Byron Rivers, a fifth-year goalie, will look to slide into Matijevic’s spot in the Anteater cage. Jack Trush (20 goals) returns for his senior year, while newcomers Jason Evezard—a transfer from South Africa—and Zlatan Nikocevic, a 6-5 freshmen attacker from Serbia, arrived in Irvine this summer.

Key Match-Up: Friday, October 5, vs. Pacific


UC Santa Barbara (#10 CWPA) will look to leapfrog UC Irvine—and others—in the GCC hierarchy, but the Gauchos will have to do it without All-American selections Reed Cotterill (23 goals) and Shane Hauschild (36 goals, 21 assists, 34 steals) who both graduated.

Head Coach Wolf Wigo’s roster sports senior Boris Jovanovic (31 goals, 12 assists), junior Ivan Gvozdanovic (24 goals) and sophomore Adam Lott (20 goals). Junior Justyn Barrios (136 saves) will likely make the bulk of starts in the Gaucho cage.

Key Match-Up: Friday, October 21, vs. Long Beach State


In the typical Hollywood movie, against all odds the underdog hero emerges victorious. This is not yet the script for San Jose State (#14 CWPA). If it weren’t for the Spartans, the GCC would not exists, and in three years Bruce Watson’s reborn program has made great leaps forward; from 4 wins in 2015 to 7 in 2016 to 13 in 2017. Along the way, Watson has developed the skills of a number of impressive players. The problem is: they know all too well know the way from San Jose.

Case in point: Jacob Mercep. Last year’s freshman phenom (conference-leading 93 goals; All-America Honorable Mention) is this year’s USC Trojan. At least juniors Ben Hauschild (24 goals, 30 assists, 66 steals), Finn Pardon (34 goals) and goalie Todd Palmer (175 saves) should return this season.
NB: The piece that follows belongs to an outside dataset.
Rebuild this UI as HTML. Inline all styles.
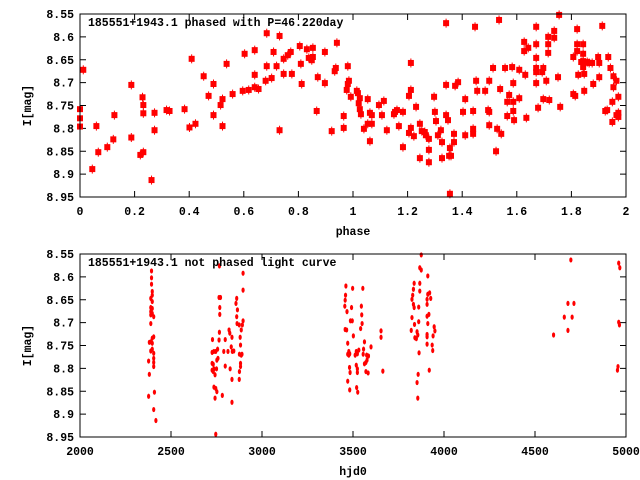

To hedge against the potential loss of players, Watson has recruited a number of foreign players: Adam Bado, Hungarian national team; Antonios Giannatsis of Greece; Yahav Fire, Israeli goalie; Nils Hofmeijer of the Dutch under-20 national squad and Utku Binkanat, a Turkish junior national team player.

In a script Spartan fans would eagerly green-light, this talent is around next year when San Jose State unveils a new pool—and perhaps a GCC title.